▶ _DATA EXCERPT_
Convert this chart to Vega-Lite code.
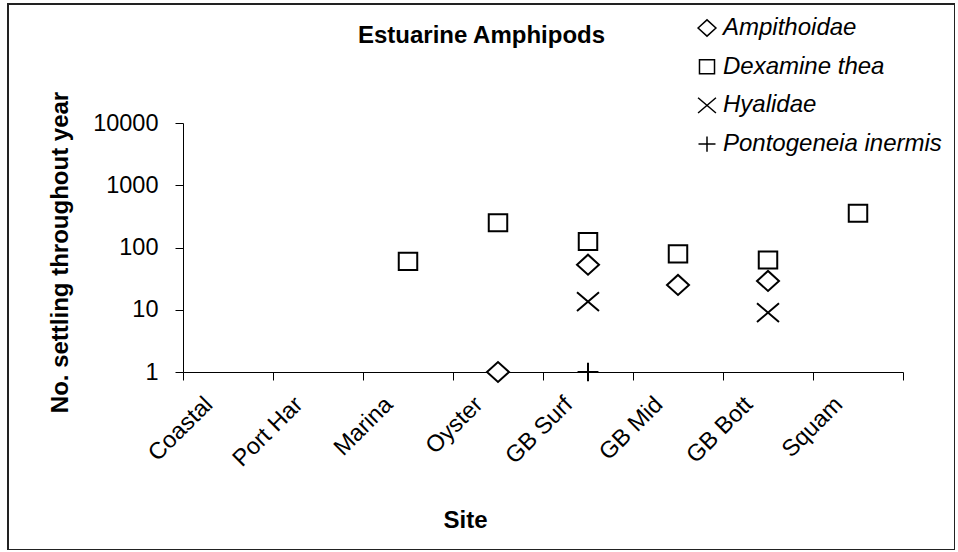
{
  "$schema": "https://vega.github.io/schema/vega-lite/v6.json",
  "width": 947,
  "height": 546,
  "autosize": {"type": "none"},
  "padding": {"left": 8, "top": 4, "right": 0, "bottom": 0},
  "background": "white",
  "title": {
    "text": "Estuarine Amphipods",
    "font": "Liberation Sans",
    "fontSize": 24,
    "fontWeight": "bold",
    "color": "black",
    "anchor": "middle",
    "frame": "group",
    "baseline": "alphabetic",
    "offset": 0,
    "dy": 63
  },
  "config": {
    "view": {"stroke": "#222", "strokeWidth": 2},
    "font": "Liberation Sans",
    "axis": {
      "domainColor": "black",
      "tickColor": "black",
      "labelColor": "black",
      "titleColor": "black",
      "domainWidth": 1,
      "tickWidth": 1,
      "labelFont": "Liberation Sans",
      "titleFont": "Liberation Sans",
      "grid": false,
      "zindex": 0
    }
  },
  "data": {
    "values": [
      {"site": "Marina", "species": "Dexamine thea", "count": 60},
      {"site": "Oyster", "species": "Dexamine thea", "count": 250},
      {"site": "Oyster", "species": "Ampithoidae", "count": 1},
      {"site": "GB Surf", "species": "Dexamine thea", "count": 125},
      {"site": "GB Surf", "species": "Ampithoidae", "count": 53},
      {"site": "GB Surf", "species": "Hyalidae", "count": 13.5},
      {"site": "GB Surf", "species": "Pontogeneia inermis", "count": 1},
      {"site": "GB Mid", "species": "Dexamine thea", "count": 79},
      {"site": "GB Mid", "species": "Ampithoidae", "count": 25},
      {"site": "GB Bott", "species": "Dexamine thea", "count": 63},
      {"site": "GB Bott", "species": "Ampithoidae", "count": 29},
      {"site": "GB Bott", "species": "Hyalidae", "count": 9},
      {"site": "Squam", "species": "Dexamine thea", "count": 355}
    ]
  },
  "mark": {"type": "point", "filled": true, "fill": "white", "stroke": "black", "strokeWidth": 2, "size": 484, "opacity": 1, "fillOpacity": 1},
  "encoding": {
    "x": {
      "field": "site",
      "type": "nominal",
      "sort": null,
      "scale": {
        "type": "band",
        "domain": ["Coastal", "Port Har", "Marina", "Oyster", "GB Surf", "GB Mid", "GB Bott", "Squam"],
        "range": [175, 895],
        "paddingInner": 0,
        "paddingOuter": 0
      },
      "axis": {
        "title": "Site",
        "titleFontSize": 24,
        "titleFontWeight": "bold",
        "titleX": 457,
        "titleY": 155,
        "titleBaseline": "alphabetic",
        "labelAngle": -45,
        "labelAlign": "right",
        "labelBaseline": "top",
        "labelFontSize": 23.5,
        "labelPadding": 12,
        "labelOffset": -28,
        "labelOverlap": false,
        "labelLimit": 0,
        "tickBand": "extent",
        "tickSize": 8,
        "offset": -178
      }
    },
    "y": {
      "field": "count",
      "type": "quantitative",
      "scale": {"type": "log", "domain": [1, 10000], "range": [368, 119], "nice": false},
      "axis": {
        "title": "No. settling throughout year",
        "titleFontSize": 24,
        "titleFontWeight": "bold",
        "titleAngle": -90,
        "titleX": -116,
        "titleY": 248,
        "titleBaseline": "alphabetic",
        "values": [1, 10, 100, 1000, 10000],
        "format": "d",
        "labelFontSize": 23.5,
        "labelPadding": 17,
        "tickSize": 8,
        "offset": -175
      }
    },
    "shape": {
      "field": "species",
      "type": "nominal",
      "scale": {
        "domain": ["Ampithoidae", "Dexamine thea", "Hyalidae", "Pontogeneia inermis"],
        "range": [
          "M-1,0L0,-0.91L1,0L0,0.91Z",
          "M-0.84,-0.78L0.84,-0.78L0.84,0.78L-0.84,0.78Z",
          "M-1,-0.85L1,0.85M-1,0.85L1,-0.85",
          "M-0.95,0L0.95,0M0,-0.85L0,0.85"
        ]
      },
      "legend": {
        "orient": "none",
        "legendX": 687,
        "legendY": 12,
        "title": null,
        "padding": 0,
        "labelFont": "Liberation Sans",
        "labelFontSize": 24,
        "labelFontStyle": "italic",
        "labelColor": "black",
        "labelOffset": 4,
        "labelLimit": 0,
        "symbolSize": 320,
        "rowPadding": 14.7,
        "encode": {
          "symbols": {
            "update": {
              "stroke": {"value": "black"},
              "strokeWidth": {"value": 1.5},
              "fill": {"value": "white"},
              "opacity": {"value": 1}
            }
          }
        }
      }
    }
  }
}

▶ _YOUR TASK_
Repeat the material verbatim. Do not carry over any picture.

▶ _SOLUTION TO THIS EXERCISE_
Convert this chart to Vega-Lite code.
{
  "$schema": "https://vega.github.io/schema/vega-lite/v6.json",
  "width": 947,
  "height": 546,
  "autosize": {"type": "none"},
  "padding": {"left": 8, "top": 4, "right": 0, "bottom": 0},
  "background": "white",
  "title": {
    "text": "Estuarine Amphipods",
    "font": "Liberation Sans",
    "fontSize": 24,
    "fontWeight": "bold",
    "color": "black",
    "anchor": "middle",
    "frame": "group",
    "baseline": "alphabetic",
    "offset": 0,
    "dy": 63
  },
  "config": {
    "view": {"stroke": "#222", "strokeWidth": 2},
    "font": "Liberation Sans",
    "axis": {
      "domainColor": "black",
      "tickColor": "black",
      "labelColor": "black",
      "titleColor": "black",
      "domainWidth": 1,
      "tickWidth": 1,
      "labelFont": "Liberation Sans",
      "titleFont": "Liberation Sans",
      "grid": false,
      "zindex": 0
    }
  },
  "data": {
    "values": [
      {"site": "Marina", "species": "Dexamine thea", "count": 60},
      {"site": "Oyster", "species": "Dexamine thea", "count": 250},
      {"site": "Oyster", "species": "Ampithoidae", "count": 1},
      {"site": "GB Surf", "species": "Dexamine thea", "count": 125},
      {"site": "GB Surf", "species": "Ampithoidae", "count": 53},
      {"site": "GB Surf", "species": "Hyalidae", "count": 13.5},
      {"site": "GB Surf", "species": "Pontogeneia inermis", "count": 1},
      {"site": "GB Mid", "species": "Dexamine thea", "count": 79},
      {"site": "GB Mid", "species": "Ampithoidae", "count": 25},
      {"site": "GB Bott", "species": "Dexamine thea", "count": 63},
      {"site": "GB Bott", "species": "Ampithoidae", "count": 29},
      {"site": "GB Bott", "species": "Hyalidae", "count": 9},
      {"site": "Squam", "species": "Dexamine thea", "count": 355}
    ]
  },
  "mark": {"type": "point", "filled": true, "fill": "white", "stroke": "black", "strokeWidth": 2, "size": 484, "opacity": 1, "fillOpacity": 1},
  "encoding": {
    "x": {
      "field": "site",
      "type": "nominal",
      "sort": null,
      "scale": {
        "type": "band",
        "domain": ["Coastal", "Port Har", "Marina", "Oyster", "GB Surf", "GB Mid", "GB Bott", "Squam"],
        "range": [175, 895],
        "paddingInner": 0,
        "paddingOuter": 0
      },
      "axis": {
        "title": "Site",
        "titleFontSize": 24,
        "titleFontWeight": "bold",
        "titleX": 457,
        "titleY": 155,
        "titleBaseline": "alphabetic",
        "labelAngle": -45,
        "labelAlign": "right",
        "labelBaseline": "top",
        "labelFontSize": 23.5,
        "labelPadding": 12,
        "labelOffset": -28,
        "labelOverlap": false,
        "labelLimit": 0,
        "tickBand": "extent",
        "tickSize": 8,
        "offset": -178
      }
    },
    "y": {
      "field": "count",
      "type": "quantitative",
      "scale": {"type": "log", "domain": [1, 10000], "range": [368, 119], "nice": false},
      "axis": {
        "title": "No. settling throughout year",
        "titleFontSize": 24,
        "titleFontWeight": "bold",
        "titleAngle": -90,
        "titleX": -116,
        "titleY": 248,
        "titleBaseline": "alphabetic",
        "values": [1, 10, 100, 1000, 10000],
        "format": "d",
        "labelFontSize": 23.5,
        "labelPadding": 17,
        "tickSize": 8,
        "offset": -175
      }
    },
    "shape": {
      "field": "species",
      "type": "nominal",
      "scale": {
        "domain": ["Ampithoidae", "Dexamine thea", "Hyalidae", "Pontogeneia inermis"],
        "range": [
          "M-1,0L0,-0.91L1,0L0,0.91Z",
          "M-0.84,-0.78L0.84,-0.78L0.84,0.78L-0.84,0.78Z",
          "M-1,-0.85L1,0.85M-1,0.85L1,-0.85",
          "M-0.95,0L0.95,0M0,-0.85L0,0.85"
        ]
      },
      "legend": {
        "orient": "none",
        "legendX": 687,
        "legendY": 12,
        "title": null,
        "padding": 0,
        "labelFont": "Liberation Sans",
        "labelFontSize": 24,
        "labelFontStyle": "italic",
        "labelColor": "black",
        "labelOffset": 4,
        "labelLimit": 0,
        "symbolSize": 320,
        "rowPadding": 14.7,
        "encode": {
          "symbols": {
            "update": {
              "stroke": {"value": "black"},
              "strokeWidth": {"value": 1.5},
              "fill": {"value": "white"},
              "opacity": {"value": 1}
            }
          }
        }
      }
    }
  }
}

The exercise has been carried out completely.